Wednesday, June 6, 2012

*I represent and speak for the Gansu Panda Tribe, an indigenous group in China living in the southern part of the Gansu province with a rich cultural history. I am the only college educated member of the tribe, educated for the purpose of mitigating any conflicts with the world outside our tribe. The Gansu Panda Tribe consists currently of 150 people, about 45% of which are women. Our environment is mountainous with fair vegetation, harsh and cold winters, and warm summers that bring the majority of the year's rains. In order to survive and subsist, members of our tribe typically work as agricultural laborers seasonally, helping to harvest crops such as wheat, barley, and sweet potatoes. Our tribe at one time relied on horticulture, but now members participate in the larger agro-indusrial complex, returning to the tribe's elders (who remain behind) with material goods to distribute to the tribe. Other members often work in sweatshops seasonally or for a short duration of time, returning to the tribe and then sending another member to work-there is a rotation of seasonal and part time labor that exists to fulfill the tribe's material needs but still retain our cultural heritage. There are other strategies for gaining material necessities as well.
*Our tribe's cultural history begins with our most intriguing and widely-told origin mythology. Hundreds of years ago(the true date is unknown), our tribe was on the verge of tribal warfare with a neighboring tribe over control of our land and resources, but as the leader of the tribe came up into the mountains with a band of warriors to attack our isolated settlement, our ancestors watched as the leader and his warriors encountered a panda that viciously mauled the opposing tribe leader. Upon seeing their tribe leader mauled by this panda, the band of warriors ran away and both tribes viewed the violent intervention of the panda as a symbol of protection from the gods. Because of this symbol of divine favor, the Gansu Panda Tribe has adopted the panda as a symbol of divine protection, and many rituals involving the native(but increasingly endangered)panda bears exist.
*For our tribe, there are several important institutions that have shaped our cultural heritage and subsequent beliefs. One is the previously mentioned totemistic inclusion of the panda as a symbol to praise our Gods. We praise several deities-the Gods of the Forest, the Stream, and the Sky, but consequentially pandas also protect from the evil Demons of the Mountains, who were said to have possessed hostile neighboring tribes.
*Family is another important institution-population is controlled in the same fashion as the pandas, with some limitations. As pandas reproduce every two years, so do members of our tribe-postpartum sex taboos exist, and after age thirty women stop bearing children. Families often never have more than four children, and the number of members in our tribe often stay to around 150 because many members choose to leave and join traditional Chinese society, which is allowed and not condemned. Members of our tribe often marry and reproduce exogamously, and often with members of traditional Chinese/Gansu society who are often later integrated into our tribe through a system that accepts both matrilineal and patrilineal descent.
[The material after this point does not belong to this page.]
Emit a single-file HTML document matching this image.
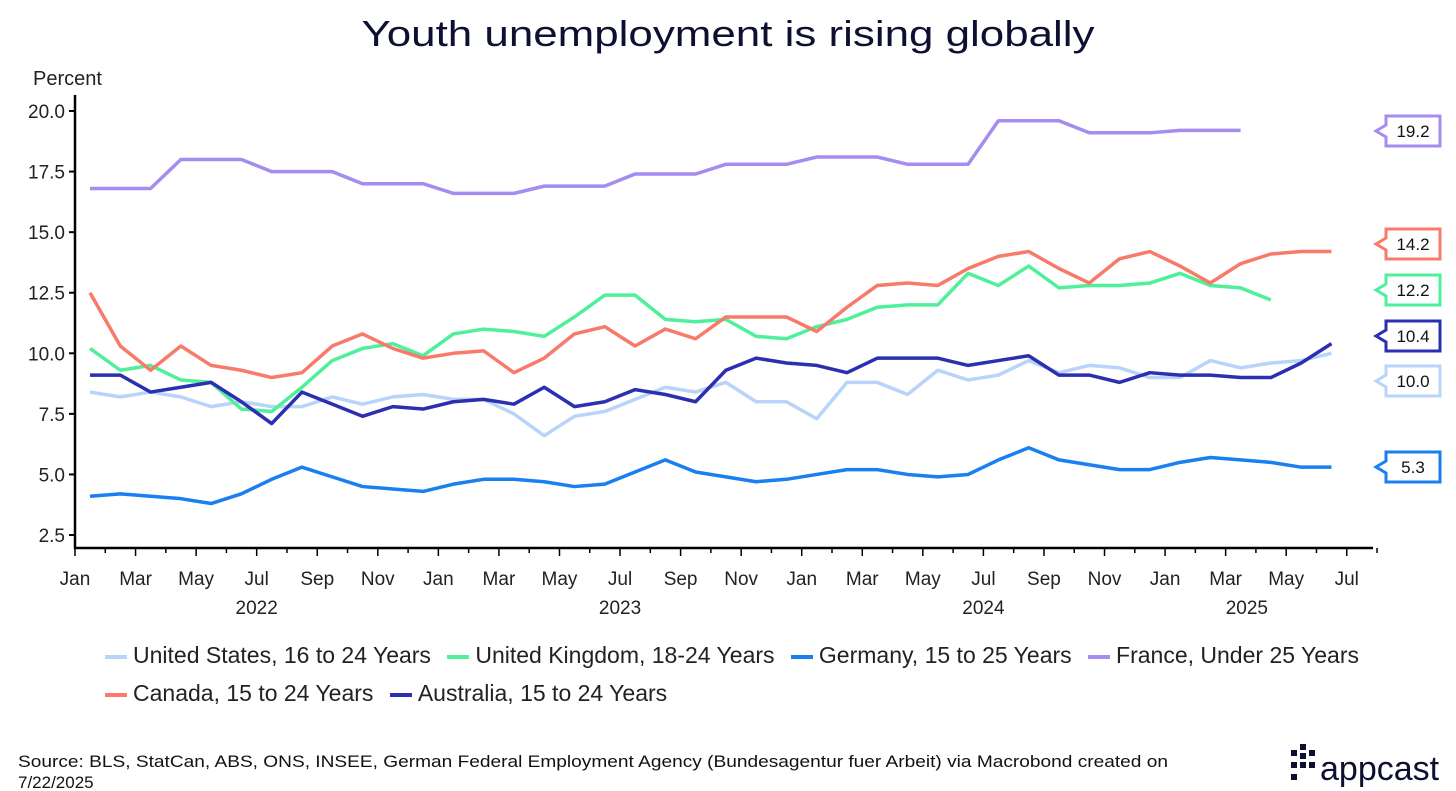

*Our tribe is governed by the four oldest tribe members, man or woman. Decisions are made and then discussed among the younger tribe members, whose opinions are taken into consideration. Several laws have always been in place-if any member commits rape, murder,incest, theft, or commits abuse to their spouse they will be banished from life in our tribe.
*As previously discussed, our tribe was at once horticultural, but now must participate in a rotation of labor utilizing the opportunities for any wealth available in modern China. Some members additionally sell art in close towns, and back in our village in the mountains there is an egalitarian division of labor where both men and women fish(our primary means of nourishment), plant in gardens, and childcare is performed by both parents as seasonally only one parent may be present.